Stated exercise
In your copy, leave out the pictures and repeat the entries below exactly.

Provided information
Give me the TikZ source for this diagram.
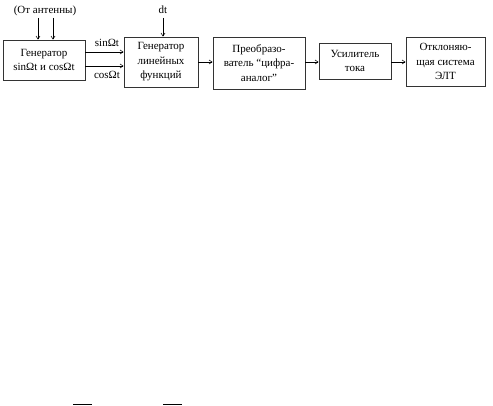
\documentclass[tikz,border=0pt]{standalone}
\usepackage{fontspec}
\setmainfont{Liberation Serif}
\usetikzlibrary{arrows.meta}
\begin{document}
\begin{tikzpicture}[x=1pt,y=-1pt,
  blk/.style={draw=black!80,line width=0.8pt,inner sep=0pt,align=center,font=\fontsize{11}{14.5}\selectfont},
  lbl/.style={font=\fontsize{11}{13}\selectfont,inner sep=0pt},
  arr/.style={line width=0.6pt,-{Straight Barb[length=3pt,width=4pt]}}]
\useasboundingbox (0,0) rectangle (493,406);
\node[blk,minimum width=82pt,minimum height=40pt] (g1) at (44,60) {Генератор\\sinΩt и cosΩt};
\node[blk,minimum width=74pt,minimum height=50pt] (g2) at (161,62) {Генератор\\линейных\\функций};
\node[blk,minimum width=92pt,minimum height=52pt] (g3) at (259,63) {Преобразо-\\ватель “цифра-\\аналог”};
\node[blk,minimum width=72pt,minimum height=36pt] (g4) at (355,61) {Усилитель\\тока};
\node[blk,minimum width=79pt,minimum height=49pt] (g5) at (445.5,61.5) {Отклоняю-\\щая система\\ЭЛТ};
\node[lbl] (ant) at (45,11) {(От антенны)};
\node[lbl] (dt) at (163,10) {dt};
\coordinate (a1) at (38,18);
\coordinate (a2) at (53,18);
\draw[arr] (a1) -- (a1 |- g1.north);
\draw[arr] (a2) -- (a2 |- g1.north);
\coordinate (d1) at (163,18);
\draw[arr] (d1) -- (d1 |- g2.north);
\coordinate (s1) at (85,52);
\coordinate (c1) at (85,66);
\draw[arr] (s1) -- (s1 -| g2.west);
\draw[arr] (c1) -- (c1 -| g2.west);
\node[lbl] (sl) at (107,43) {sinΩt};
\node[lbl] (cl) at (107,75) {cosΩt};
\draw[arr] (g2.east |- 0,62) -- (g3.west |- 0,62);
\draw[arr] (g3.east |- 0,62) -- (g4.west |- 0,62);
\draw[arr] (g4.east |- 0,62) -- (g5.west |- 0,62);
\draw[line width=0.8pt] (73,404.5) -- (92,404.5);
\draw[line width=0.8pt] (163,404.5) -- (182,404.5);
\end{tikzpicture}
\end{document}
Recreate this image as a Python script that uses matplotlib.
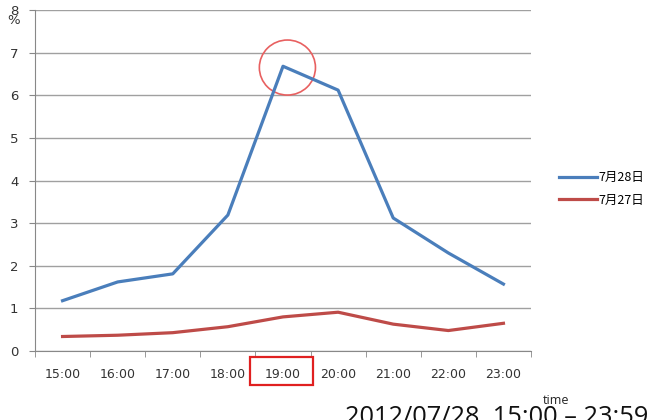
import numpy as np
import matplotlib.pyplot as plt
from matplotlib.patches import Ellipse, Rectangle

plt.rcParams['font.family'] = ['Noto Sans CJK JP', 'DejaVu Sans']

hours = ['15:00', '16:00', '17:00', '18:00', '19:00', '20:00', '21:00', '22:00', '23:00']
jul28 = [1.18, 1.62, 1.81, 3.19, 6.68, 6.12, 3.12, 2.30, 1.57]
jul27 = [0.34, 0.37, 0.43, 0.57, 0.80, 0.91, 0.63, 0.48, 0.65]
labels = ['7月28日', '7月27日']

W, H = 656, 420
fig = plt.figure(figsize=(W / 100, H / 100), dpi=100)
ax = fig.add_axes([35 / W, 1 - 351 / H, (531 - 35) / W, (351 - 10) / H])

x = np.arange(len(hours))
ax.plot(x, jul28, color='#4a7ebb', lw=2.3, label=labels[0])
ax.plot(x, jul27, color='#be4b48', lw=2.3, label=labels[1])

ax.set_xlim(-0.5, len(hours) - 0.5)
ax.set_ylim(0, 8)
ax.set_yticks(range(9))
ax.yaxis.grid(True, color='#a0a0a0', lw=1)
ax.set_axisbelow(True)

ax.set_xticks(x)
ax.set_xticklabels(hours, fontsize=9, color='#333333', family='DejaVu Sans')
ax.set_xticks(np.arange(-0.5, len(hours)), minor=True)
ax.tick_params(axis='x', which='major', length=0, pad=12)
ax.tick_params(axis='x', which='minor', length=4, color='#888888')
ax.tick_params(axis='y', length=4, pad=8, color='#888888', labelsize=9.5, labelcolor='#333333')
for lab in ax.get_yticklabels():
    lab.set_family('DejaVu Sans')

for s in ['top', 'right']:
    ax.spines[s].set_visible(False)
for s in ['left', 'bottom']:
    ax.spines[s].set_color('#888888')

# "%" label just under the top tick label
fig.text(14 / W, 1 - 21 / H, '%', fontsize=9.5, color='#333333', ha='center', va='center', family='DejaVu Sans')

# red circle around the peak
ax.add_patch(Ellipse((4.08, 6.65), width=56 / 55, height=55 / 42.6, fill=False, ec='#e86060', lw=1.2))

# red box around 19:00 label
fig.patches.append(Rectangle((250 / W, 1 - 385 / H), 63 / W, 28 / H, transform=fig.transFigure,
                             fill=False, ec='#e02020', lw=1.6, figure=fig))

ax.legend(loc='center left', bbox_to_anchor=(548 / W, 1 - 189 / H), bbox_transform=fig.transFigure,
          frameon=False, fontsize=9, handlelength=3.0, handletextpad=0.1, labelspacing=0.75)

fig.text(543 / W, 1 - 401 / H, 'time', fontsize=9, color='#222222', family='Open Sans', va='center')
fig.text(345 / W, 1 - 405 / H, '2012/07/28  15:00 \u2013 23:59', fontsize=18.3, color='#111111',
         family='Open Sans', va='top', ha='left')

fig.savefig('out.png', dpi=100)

Full solution
Give me the TikZ source for this diagram.
\documentclass[tikz,border=0pt]{standalone}
\usepackage{fontspec}
\setmainfont{Liberation Serif}
\usetikzlibrary{arrows.meta}
\begin{document}
\begin{tikzpicture}[x=1pt,y=-1pt,
  blk/.style={draw=black!80,line width=0.8pt,inner sep=0pt,align=center,font=\fontsize{11}{14.5}\selectfont},
  lbl/.style={font=\fontsize{11}{13}\selectfont,inner sep=0pt},
  arr/.style={line width=0.6pt,-{Straight Barb[length=3pt,width=4pt]}}]
\useasboundingbox (0,0) rectangle (493,406);
\node[blk,minimum width=82pt,minimum height=40pt] (g1) at (44,60) {Генератор\\sinΩt и cosΩt};
\node[blk,minimum width=74pt,minimum height=50pt] (g2) at (161,62) {Генератор\\линейных\\функций};
\node[blk,minimum width=92pt,minimum height=52pt] (g3) at (259,63) {Преобразо-\\ватель “цифра-\\аналог”};
\node[blk,minimum width=72pt,minimum height=36pt] (g4) at (355,61) {Усилитель\\тока};
\node[blk,minimum width=79pt,minimum height=49pt] (g5) at (445.5,61.5) {Отклоняю-\\щая система\\ЭЛТ};
\node[lbl] (ant) at (45,11) {(От антенны)};
\node[lbl] (dt) at (163,10) {dt};
\coordinate (a1) at (38,18);
\coordinate (a2) at (53,18);
\draw[arr] (a1) -- (a1 |- g1.north);
\draw[arr] (a2) -- (a2 |- g1.north);
\coordinate (d1) at (163,18);
\draw[arr] (d1) -- (d1 |- g2.north);
\coordinate (s1) at (85,52);
\coordinate (c1) at (85,66);
\draw[arr] (s1) -- (s1 -| g2.west);
\draw[arr] (c1) -- (c1 -| g2.west);
\node[lbl] (sl) at (107,43) {sinΩt};
\node[lbl] (cl) at (107,75) {cosΩt};
\draw[arr] (g2.east |- 0,62) -- (g3.west |- 0,62);
\draw[arr] (g3.east |- 0,62) -- (g4.west |- 0,62);
\draw[arr] (g4.east |- 0,62) -- (g5.west |- 0,62);
\draw[line width=0.8pt] (73,404.5) -- (92,404.5);
\draw[line width=0.8pt] (163,404.5) -- (182,404.5);
\end{tikzpicture}
\end{document}
Recreate this image as a Python script that uses matplotlib.
import numpy as np
import matplotlib.pyplot as plt
from matplotlib.patches import Ellipse, Rectangle

plt.rcParams['font.family'] = ['Noto Sans CJK JP', 'DejaVu Sans']

hours = ['15:00', '16:00', '17:00', '18:00', '19:00', '20:00', '21:00', '22:00', '23:00']
jul28 = [1.18, 1.62, 1.81, 3.19, 6.68, 6.12, 3.12, 2.30, 1.57]
jul27 = [0.34, 0.37, 0.43, 0.57, 0.80, 0.91, 0.63, 0.48, 0.65]
labels = ['7月28日', '7月27日']

W, H = 656, 420
fig = plt.figure(figsize=(W / 100, H / 100), dpi=100)
ax = fig.add_axes([35 / W, 1 - 351 / H, (531 - 35) / W, (351 - 10) / H])

x = np.arange(len(hours))
ax.plot(x, jul28, color='#4a7ebb', lw=2.3, label=labels[0])
ax.plot(x, jul27, color='#be4b48', lw=2.3, label=labels[1])

ax.set_xlim(-0.5, len(hours) - 0.5)
ax.set_ylim(0, 8)
ax.set_yticks(range(9))
ax.yaxis.grid(True, color='#a0a0a0', lw=1)
ax.set_axisbelow(True)

ax.set_xticks(x)
ax.set_xticklabels(hours, fontsize=9, color='#333333', family='DejaVu Sans')
ax.set_xticks(np.arange(-0.5, len(hours)), minor=True)
ax.tick_params(axis='x', which='major', length=0, pad=12)
ax.tick_params(axis='x', which='minor', length=4, color='#888888')
ax.tick_params(axis='y', length=4, pad=8, color='#888888', labelsize=9.5, labelcolor='#333333')
for lab in ax.get_yticklabels():
    lab.set_family('DejaVu Sans')

for s in ['top', 'right']:
    ax.spines[s].set_visible(False)
for s in ['left', 'bottom']:
    ax.spines[s].set_color('#888888')

# "%" label just under the top tick label
fig.text(14 / W, 1 - 21 / H, '%', fontsize=9.5, color='#333333', ha='center', va='center', family='DejaVu Sans')

# red circle around the peak
ax.add_patch(Ellipse((4.08, 6.65), width=56 / 55, height=55 / 42.6, fill=False, ec='#e86060', lw=1.2))

# red box around 19:00 label
fig.patches.append(Rectangle((250 / W, 1 - 385 / H), 63 / W, 28 / H, transform=fig.transFigure,
                             fill=False, ec='#e02020', lw=1.6, figure=fig))

ax.legend(loc='center left', bbox_to_anchor=(548 / W, 1 - 189 / H), bbox_transform=fig.transFigure,
          frameon=False, fontsize=9, handlelength=3.0, handletextpad=0.1, labelspacing=0.75)

fig.text(543 / W, 1 - 401 / H, 'time', fontsize=9, color='#222222', family='Open Sans', va='center')
fig.text(345 / W, 1 - 405 / H, '2012/07/28  15:00 \u2013 23:59', fontsize=18.3, color='#111111',
         family='Open Sans', va='top', ha='left')

fig.savefig('out.png', dpi=100)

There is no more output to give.